Suele afirmarse que el autoritarismo de los gobiernos dentro de una democracia queda limitado por dos instituciones: la Constitución y la separación de poderes. La primera establece el conjunto de libertades básicas de los ciudadanos fr1ente al ejecutivo, mientras que la segunda se encarga de organizar la estructura estatal de tal forma que sean otros organismos —parlamento y tribunales— los que desarrollen la Constitución (leyes) e interpreten su grado de cumplimiento por parte de todos los ciudadanos, incluyendo los que ocupan el gobierno. La teoría funciona bien sobre el papel, pero no siempre sobre la tangible realidad: basta con que un ejecutivo se insubordine, suspenda las garantías constitucionales decretando el estado de excepción y socave la independencia del resto de poderes públicos para que esta buenista arquitectura institucional salte por los aires.
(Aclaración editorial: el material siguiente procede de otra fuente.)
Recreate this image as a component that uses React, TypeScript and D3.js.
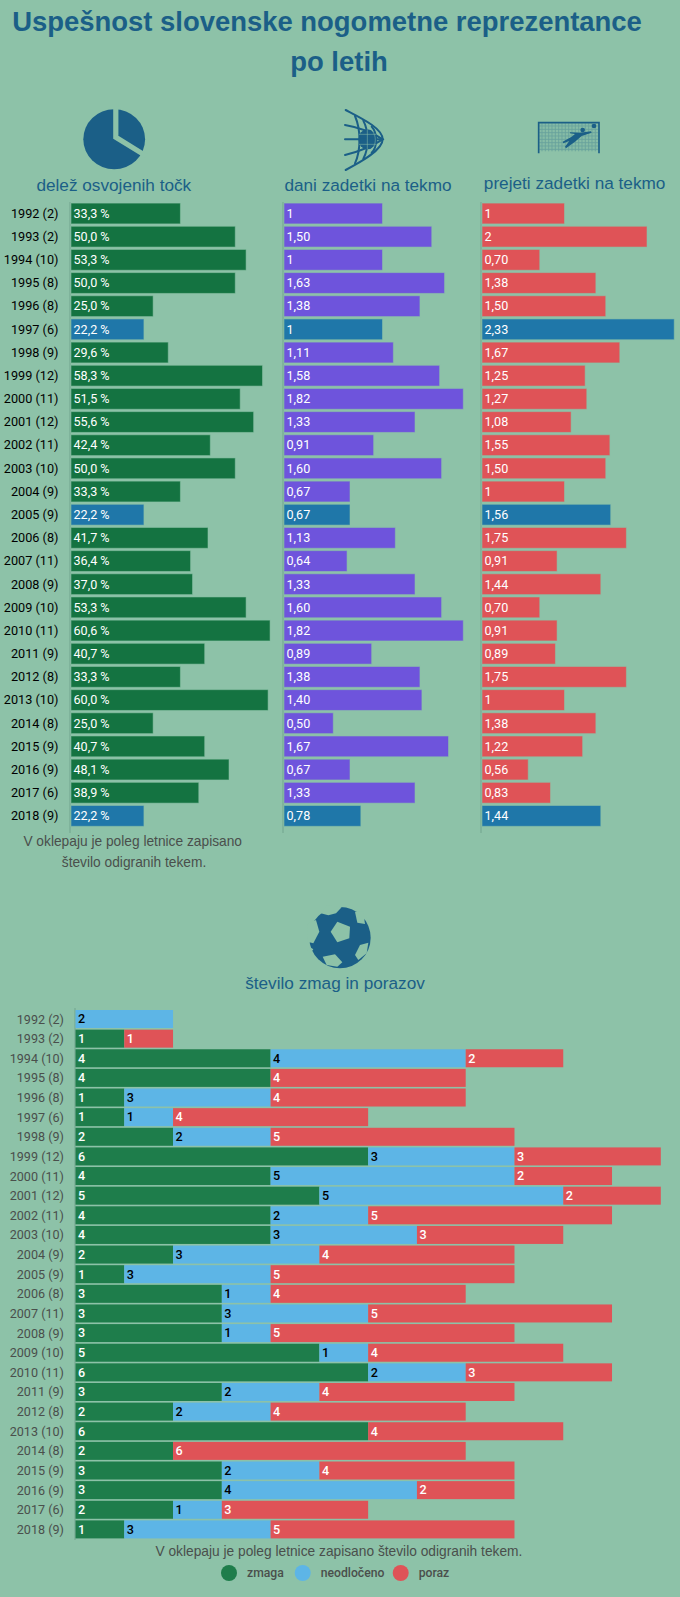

Esto es lo que, precisamente, está sucediendo estos días en Turquía: el primer ministro Erdogan, aprovechando la conmoción social generada por el golpe fallido, ha suprimido la mayor parte de contrapesos existentes dentro del Estado turco para así acrecentar la concentración de poder en su persona. Por un lado, el país ha suspendido temporalmente la aplicación de la Convención Europea de Derechos Humanos y ha impuesto el estado de emergencia; por otro, se ha procedido a destituir a los más de 55.000 profesionales que supuestamente estaban al tanto y habían cooperado con la intentona golpista: 8.500 policías, 3.000 jueces y fiscales, 1.500 funcionarios del Ministerio de Finanzas y, sobre todo, alrededor de 45.000 profesores tanto de la enseñanza pública como de la privada.
Las cifras son bastante elocuentes: en contra de lo que reza la teoría democrática convencional, Erdogan sí sabe dónde reside el verdadero y genuino contrapoder a sus aspiraciones autocráticas. No en unos funcionarios judiciales o policiales díscolos que, en última instancia, pueden ser apartados de sus cargos por el propio Ejecutivo, sino en una ciudadanía no adoctrinada en la sumisión al Estado y, en consecuencia, predispuesta a alzarse en rebelión para defender sus libertades frente al abuso gubernamental. Por eso el profesorado turco ha sido el colectivo que ha padecido las mayores purgas de Erdogan: porque en el largo plazo éste sólo puede consolidar su despotismo lavándole el cerebro a las nuevas generaciones. De ahí que la separación de la educación y del Estado sea una condición esencial para proteger la libertad de los ciudadanos frente a sus gobernantes: una condición esencial en Turquía… pero también fuera de ella.